Consider the data: Between 2021 and 2024, the SEC’s Division of Enforcement filed over 3,000 actions, with a significant number involving digital assets. The agency’s budget and headcount have grown. Regional offices are being staffed with specialists. The Boston appointment is part of this pattern, not an anomaly.
Here is the contrarian angle: The appointment may actually be neutral or slightly positive for the sector in the medium term. Why? Because a well-staffed enforcement office reduces regulatory uncertainty for compliant actors. When the SEC has clear enforcement priorities and the personnel to pursue them, legitimate projects know the boundaries. The real danger is ambiguity. A weak enforcement office leads to inconsistent application of rules, which is worse for institutional capital than a clear but strict approach.

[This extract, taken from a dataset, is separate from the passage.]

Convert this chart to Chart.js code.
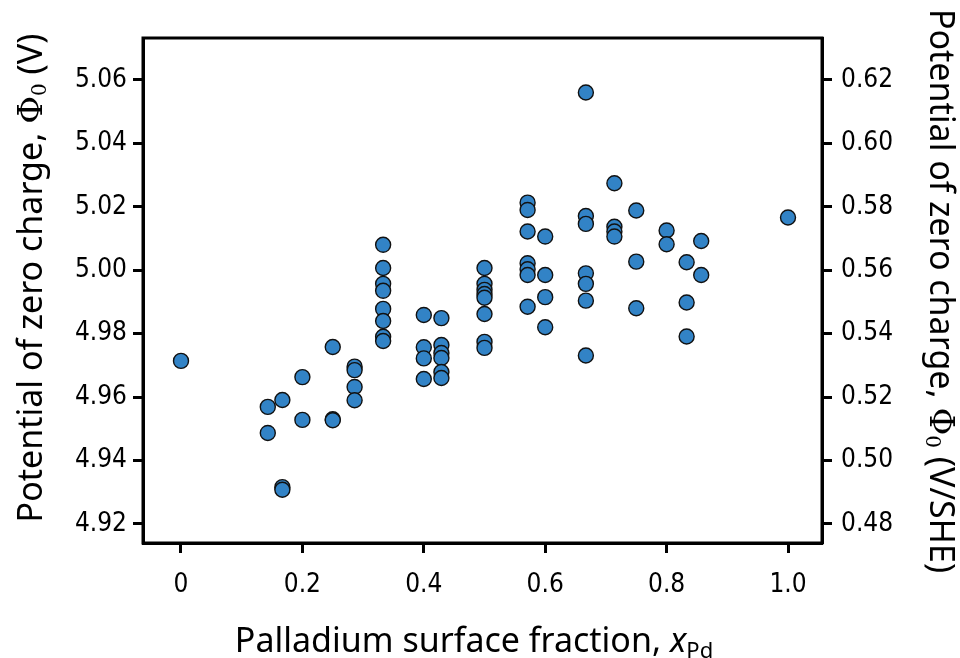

During the 2022 Terra-Luna collapse, I realized that market clearing events are not tragedies—they are opportunities for structural realignment. The SEC building its enforcement muscle is similarly a clearing event for projects that rely on regulatory gray areas. The Boston appointment accelerates that clearing.
Takeaway: Positioning for the Regulatory Liquidity Cycle
How should a macro-aware crypto participant position? First, stop treating regulatory appointments as ephemeral headlines. Second, map the enforcement capacity of each regional office relative to your project’s user base or operations. Third, adjust your risk models to include a higher probability of enforcement actions in regions with newly appointed directors.
The market will not feel this appointment tomorrow. But over the next 18 months, the Boston office will bring cases that reshape the U.S. crypto landscape. When those cases land, the liquidity that screams will be the liquidity of capital fleeing jurisdiction risk.
Trust is a depreciating asset. The SEC is buying more of it with each hire.